Forest-PLS for feature selection in policy effect heterogeneity, which combines partial least squares dimension reduction with causal forest for CATE estimation, but is not formulated to produce direct sign-policies for end-to-end welfare optimization (Nareklishvili et al., 2022).

A plausible implication is that CPF offers an efficient, theoretically grounded alternative to existing forest-based policy learners, particularly in binary treatment settings where interpretability, computational efficiency, and integration of CATE and policy learning objectives are critical.

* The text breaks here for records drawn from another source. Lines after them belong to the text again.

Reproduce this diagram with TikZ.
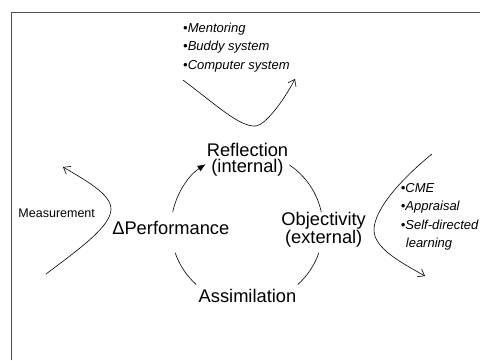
\documentclass[tikz,border=0pt]{standalone}
\usepackage{fontspec}
\setmainfont{Liberation Sans}
\usetikzlibrary{arrows.meta}

\begin{document}
\begin{tikzpicture}
	[
		x=1pt, y=1pt,
		stage/.style = {font=\fontsize{18.3}{16.6}\selectfont, align=center, inner sep=0pt},
		tools/.style = {font=\fontsize{13}{18.3}\selectfont\itshape, align=left, inner sep=0pt},
		loop/.style = {line width=0.6pt},
		nudge/.style = {-{Straight Barb[length=6pt, width=9pt]}, line width=0.6pt}
	]
	
	\useasboundingbox (0,0) rectangle (480,360);
	
	% frame
	\draw [black!70, line width=1pt] (11,0) -- (11,348) -- (480,348);
	
	\def\r{76}
	\coordinate (hub) at (247,132);
	
	\node [stage, anchor=base] (refl) at (247.5,187.3) {Reflection\\(internal)};
	\node [stage, anchor=base] (obj) at (323.7,116.7) {Objectivity\\(external)};
	\node [stage, anchor=base] (assim) at (247.5,57.7) {Assimilation};
	\node [stage, anchor=base] (perf) at (170.8,125.7) {ΔPerformance};
	
	\node [font=\fontsize{12.5}{14}\selectfont, inner sep=0pt, anchor=base] (meas) at (56.7,142.7) {Measurement};
	
	\node [tools, anchor=base west] (support) at (183,291) {•Mentoring\\•Buddy system\\•Computer system};
	\node [tools, anchor=base west] (develop) at (400.7,112.7) {•CME\\•Appraisal\\•Self-directed\\\hspace{5pt}learning};
	
	% the cycle
	\draw [loop, -{Latex[length=8pt, width=6.5pt]}] (hub) ++(168:\r) arc [start angle=168, end angle=123, radius=\r];
	\draw [loop] (hub) ++(56:\r) arc [start angle=56, end angle=12, radius=\r];
	\draw [loop] (hub) ++(-19:\r) arc [start angle=-19, end angle=-48, radius=\r];
	\draw [loop] (hub) ++(199:\r) arc [start angle=199, end angle=228, radius=\r];
	
	% side arrows
	\draw [nudge] (183,280) .. controls (220,252) and (240,233) .. (256,234) .. controls (265,235) and (283,258) .. (295,281);
	\draw [nudge] (46,86) .. controls (85,115) and (111,135) .. (111,151) .. controls (111,166) and (85,180) .. (63,193);
	\draw [nudge] (432,206) .. controls (400,180) and (374,150) .. (374,130) .. controls (374,112) and (400,98) .. (425,84);
	
\end{tikzpicture}
\end{document}
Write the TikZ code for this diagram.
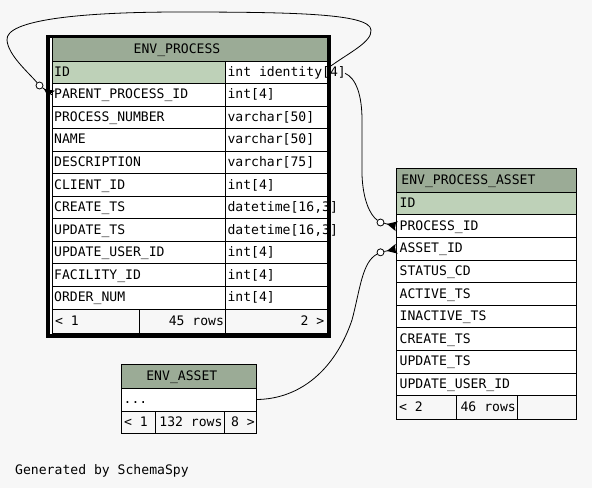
\documentclass[tikz,border=0pt]{standalone}
\usepackage{fontspec}
\setmonofont{DejaVu Sans Mono}
\usetikzlibrary{calc}

\definecolor{bgc}{HTML}{F7F7F7}
\definecolor{headc}{HTML}{9BAB96}
\definecolor{keyc}{HTML}{BED1B8}

\tikzset{
  cellbox/.style={draw=black, line width=1pt, fill=white, inner sep=0pt, outer sep=0pt, anchor=north west},
  headbox/.style={cellbox, fill=headc},
  keybox/.style={cellbox, fill=keyc},
  footbox/.style={cellbox, fill=bgc},
  lbl/.style={font=\ttfamily\fontsize{13.1}{15}\selectfont, inner sep=0pt, anchor=base west},
  lblr/.style={lbl, anchor=base east},
  lblc/.style={lbl, anchor=base},
  wire/.style={draw=black, line width=0.8pt},
  odot/.style={circle, draw=black, fill=white, line width=0.8pt, minimum size=7pt, inner sep=0pt},
}

% one row of ENV_PROCESS: name, index, style of first cell, column, type
\newcommand\procrow[5]{%
  \node[#3, minimum width=173.5pt, minimum height=22.55pt] (#1a) at (52,{61+#2*22.545}) {};
  \node[cellbox, minimum width=101.5pt, minimum height=22.55pt] (#1b) at (225.5,{61+#2*22.545}) {};
  \node[lbl] at ([xshift=2pt,yshift=-4pt]#1a.west) {#4};
  \node[lbl] at ([xshift=1.8pt,yshift=-4pt]#1b.west) {#5};
}
% one row of ENV_PROCESS_ASSET: name, index, style, column
\newcommand\assetrow[4]{%
  \node[#3, minimum width=179.3pt, minimum height=22.6pt] (#1) at (396.7,{192.3+#2*22.6}) {};
  \node[lbl] at ([xshift=2.8pt,yshift=-4pt]#1.west) {#4};
}
% optional-many end: open circle, then crow's foot touching the table
\newcommand\crowfoot[2]{%
  \draw[wire] (#1) -- (#2);
  \fill ($(#2)!10pt!(#1)$) -- ($(#2)!5pt!90:(#1)$) -- ($(#2)!2pt!(#1)$) -- ($(#2)!5pt!-90:(#1)$) -- cycle;
}

\begin{document}
\begin{tikzpicture}[x=1pt, y=-1pt]
  \fill[bgc] (0,0) rectangle (592,488);
  \useasboundingbox (0,0) rectangle (592,488);

  % ---------- ENV_PROCESS (bold frame) ----------
  \fill[black] (46,35) rectangle (330.7,338.3);
  \fill[white] (50,37.7) rectangle (327.3,334.3);
  \node[headbox, minimum width=275pt, minimum height=23.5pt] (phead) at (52,37.5) {};
  \node[lblc] at ([xshift=-12.5pt,yshift=-4pt]phead.center) {ENV\_PROCESS};

  \procrow{pid}{0}{keybox}{ID}{int identity[4]}
  \procrow{pparent}{1}{cellbox}{PARENT\_PROCESS\_ID}{int[4]}
  \procrow{pnum}{2}{cellbox}{PROCESS\_NUMBER}{varchar[50]}
  \procrow{pname}{3}{cellbox}{NAME}{varchar[50]}
  \procrow{pdesc}{4}{cellbox}{DESCRIPTION}{varchar[75]}
  \procrow{pclient}{5}{cellbox}{CLIENT\_ID}{int[4]}
  \procrow{pcreate}{6}{cellbox}{CREATE\_TS}{datetime[16,3]}
  \procrow{pupdate}{7}{cellbox}{UPDATE\_TS}{datetime[16,3]}
  \procrow{puser}{8}{cellbox}{UPDATE\_USER\_ID}{int[4]}
  \procrow{pfac}{9}{cellbox}{FACILITY\_ID}{int[4]}
  \procrow{porder}{10}{cellbox}{ORDER\_NUM}{int[4]}

  \node[footbox, minimum width=87pt, minimum height=24pt] (pf1) at (52,309) {};
  \node[footbox, minimum width=86.5pt, minimum height=24pt] (pf2) at (139,309) {};
  \node[footbox, minimum width=101.5pt, minimum height=24pt] (pf3) at (225.5,309) {};
  \node[lbl] at ([xshift=2.8pt,yshift=-4pt]pf1.west) {< 1};
  \node[lblr] at ([xshift=-1.3pt,yshift=-4pt]pf2.east) {45 rows};
  \node[lblr] at ([xshift=-2.5pt,yshift=-4pt]pf3.east) {2 >};

  % ---------- ENV_PROCESS_ASSET ----------
  \node[headbox, minimum width=179.3pt, minimum height=24pt] (ahead) at (396.7,168.3) {};
  \node[lbl] at ([xshift=4.5pt,yshift=-4pt]ahead.west) {ENV\_PROCESS\_ASSET};
  \assetrow{aid}{0}{keybox}{ID}
  \assetrow{aproc}{1}{cellbox}{PROCESS\_ID}
  \assetrow{aasset}{2}{cellbox}{ASSET\_ID}
  \assetrow{astatus}{3}{cellbox}{STATUS\_CD}
  \assetrow{aactive}{4}{cellbox}{ACTIVE\_TS}
  \assetrow{ainactive}{5}{cellbox}{INACTIVE\_TS}
  \assetrow{acreate}{6}{cellbox}{CREATE\_TS}
  \assetrow{aupdate}{7}{cellbox}{UPDATE\_TS}
  \assetrow{auser}{8}{cellbox}{UPDATE\_USER\_ID}
  \node[footbox, minimum width=60pt, minimum height=23.6pt] (af1) at (396.7,395.7) {};
  \node[footbox, minimum width=61pt, minimum height=23.6pt] (af2) at (456.7,395.7) {};
  \node[footbox, minimum width=58.3pt, minimum height=23.6pt] (af3) at (517.7,395.7) {};
  \node[lbl] at ([xshift=2.3pt,yshift=-4pt]af1.west) {< 2};
  \node[lblr] at ([xshift=-1.7pt,yshift=-4pt]af2.east) {46 rows};

  % ---------- ENV_ASSET ----------
  \node[headbox, minimum width=135.7pt, minimum height=23.7pt] (shead) at (121,364.3) {};
  \node[lblc] at ([xshift=-7pt,yshift=-4.8pt]shead.center) {ENV\_ASSET};
  \node[cellbox, minimum width=135.7pt, minimum height=23pt] (sdots) at (121,388) {};
  \node[lbl] at ([xshift=2.5pt,yshift=-3.5pt]sdots.west) {...};
  \node[footbox, minimum width=34.7pt, minimum height=22.3pt] (sf1) at (121,411) {};
  \node[footbox, minimum width=68.6pt, minimum height=22.3pt] (sf2) at (155.7,411) {};
  \node[footbox, minimum width=32.4pt, minimum height=22.3pt] (sf3) at (224.3,411) {};
  \node[lbl] at ([xshift=2.8pt,yshift=-4pt]sf1.west) {< 1};
  \node[lblr] at ([xshift=-1.6pt,yshift=-4pt]sf2.east) {132 rows};
  \node[lblr] at ([xshift=-1.7pt,yshift=-4pt]sf3.east) {8 >};

  % ---------- relationships ----------
  \node[odot] (o1) at (39.5,85.5) {};
  \node[odot] (o2) at (380.5,222.5) {};
  \node[odot] (o3) at (380.5,252.3) {};

  \coordinate (loopstart) at ([xshift=2pt,yshift=5pt]pidb.east);
  \coordinate (procstart) at ([xshift=18pt,yshift=-1pt]pidb.east);

  % ENV_PROCESS.ID -> ENV_PROCESS.PARENT_PROCESS_ID
  \draw[wire] (loopstart) .. controls (350,52) and (372,42) .. (371,30)
              .. controls (370,14) and (300,12) .. (180,12)
              .. controls (80,12) and (5,20) .. (7,40)
              .. controls (8,55) and (28,72) .. (o1);
  \crowfoot{o1}{pparenta.west}

  % ENV_PROCESS.ID -> ENV_PROCESS_ASSET.PROCESS_ID
  \draw[wire] (procstart) .. controls (356,78) and (362,95) .. (362,120)
              -- (362,175) .. controls (363,200) and (370,215) .. (o2);
  \crowfoot{o2}{aproc.west}

  % ENV_ASSET -> ENV_PROCESS_ASSET.ASSET_ID
  \draw[wire] (sdots.east) .. controls (300,399) and (335,370) .. (352,320)
              .. controls (360,290) and (362,262) .. (o3);
  \crowfoot{o3}{aasset.west}

  \node[lbl] (gen) at (15,474) {Generated by SchemaSpy};
\end{tikzpicture}
\end{document}
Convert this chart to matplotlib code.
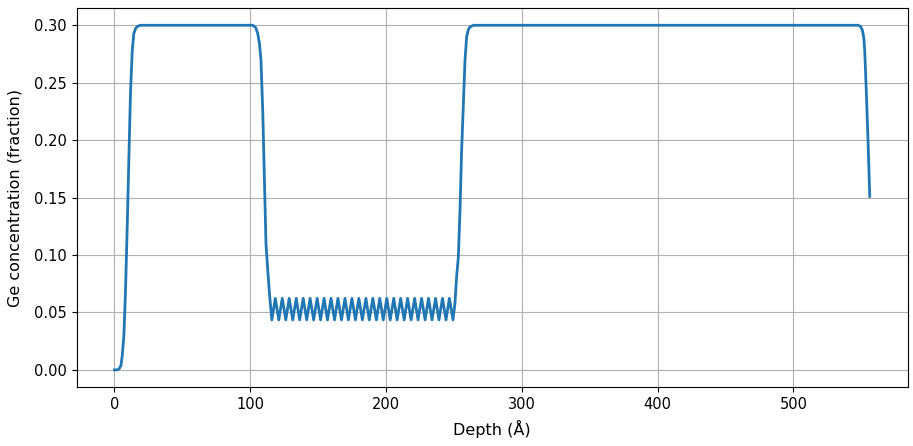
"""Ge concentration depth profile with a graded superlattice region."""

import matplotlib
matplotlib.use("Agg")
import matplotlib.pyplot as plt
import numpy as np

# Surface rise, first 0.30 plateau and drop into the superlattice
lead_depth = [0.0, 2.0, 3.5, 4.8, 5.7, 6.9, 8.1, 9.4, 10.6, 11.8, 13.1, 14.3,
              15.5, 16.8, 19.2, 101.8, 104.0, 105.5, 106.8, 107.9, 109.2,
              110.4, 111.6, 112.9, 114.2]
lead_conc = [0.0, 0.0, 0.001, 0.004, 0.012, 0.029, 0.067, 0.125, 0.183, 0.241,
             0.278, 0.293, 0.297, 0.299, 0.300, 0.300, 0.298, 0.293, 0.284,
             0.270, 0.226, 0.168, 0.110, 0.087, 0.066]

# Superlattice oscillation: minima and maxima
trough_depth = [115.9, 121.0, 126.2, 131.3, 136.4, 141.6, 146.7, 151.8, 156.9,
                162.1, 167.2, 172.3, 177.5, 182.6, 187.7, 192.9, 198.0, 203.1,
                208.2, 213.4, 218.5, 223.6, 228.8, 233.9, 239.0, 244.2, 249.3]
peak_depth = [118.5, 123.6, 128.7, 133.9, 139.0, 144.1, 149.3, 154.4, 159.5,
              164.6, 169.8, 174.9, 180.0, 185.2, 190.3, 195.4, 200.6, 205.7,
              210.8, 215.9, 221.1, 226.2, 231.3, 236.5, 241.6, 246.7]
trough_conc = 0.0435
peak_conc = 0.0623

# Rise out of the superlattice, cap plateau and final edge
tail_depth = [250.8, 252.0, 253.3, 254.5, 255.7, 257.0, 258.2, 259.4, 260.6,
              261.9, 264.4, 547.7, 549.5, 550.9, 552.0, 552.6, 553.8, 555.1,
              556.3]
tail_conc = [0.058, 0.081, 0.0986, 0.139, 0.191, 0.232, 0.270, 0.290, 0.296,
             0.2985, 0.300, 0.300, 0.299, 0.2957, 0.288, 0.278, 0.241, 0.197,
             0.151]


def build_profile():
    osc_depth, osc_conc = [], []
    for i, td in enumerate(trough_depth):
        osc_depth.append(td)
        osc_conc.append(trough_conc)
        if i < len(peak_depth):
            osc_depth.append(peak_depth[i])
            osc_conc.append(peak_conc)
    depth = np.array(lead_depth + osc_depth + tail_depth)
    conc = np.array(lead_conc + osc_conc + tail_conc)
    return depth, conc


def main():
    depth, conc = build_profile()

    fig = plt.figure(figsize=(9.13, 4.46), dpi=100)
    ax = fig.add_axes([0.084, 0.132, 0.910, 0.850])
    ax.plot(depth, conc, color="#1f77b4", linewidth=2)
    ax.set_xlabel("Depth (Å)", fontsize=11.5, labelpad=6)
    ax.set_ylabel("Ge concentration (fraction)", fontsize=11.5, labelpad=8)
    ax.tick_params(labelsize=10.5)
    ax.grid(True)

    fig.savefig("out.png", dpi=100)
    plt.close(fig)


if __name__ == "__main__":
    main()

7. Practical Significance and Applications

CPF provides a template for scalable, interpretable policy learning in domains requiring individualized treatment assignment policies:

Its end-to-end, honest construction avoids explicit nuisance modeling, reducing the risk of model misspecification in high-dimensional or complex settings (Kato, 28 Dec 2025).
Direct connection between the restricted MSE objective and policy value simplifies tuning and evaluation, especially when contrasted with two-stage plug-in procedures.
CPF's aggregation enables robust, majority-rule policy assignment and facilitates incorporation into ensemble workflows where stability under resampling is desired.

CPF is especially pertinent in settings with binary interventions and structured heterogeneity, offering a balance between rigorous inferential guarantees and computational tractability.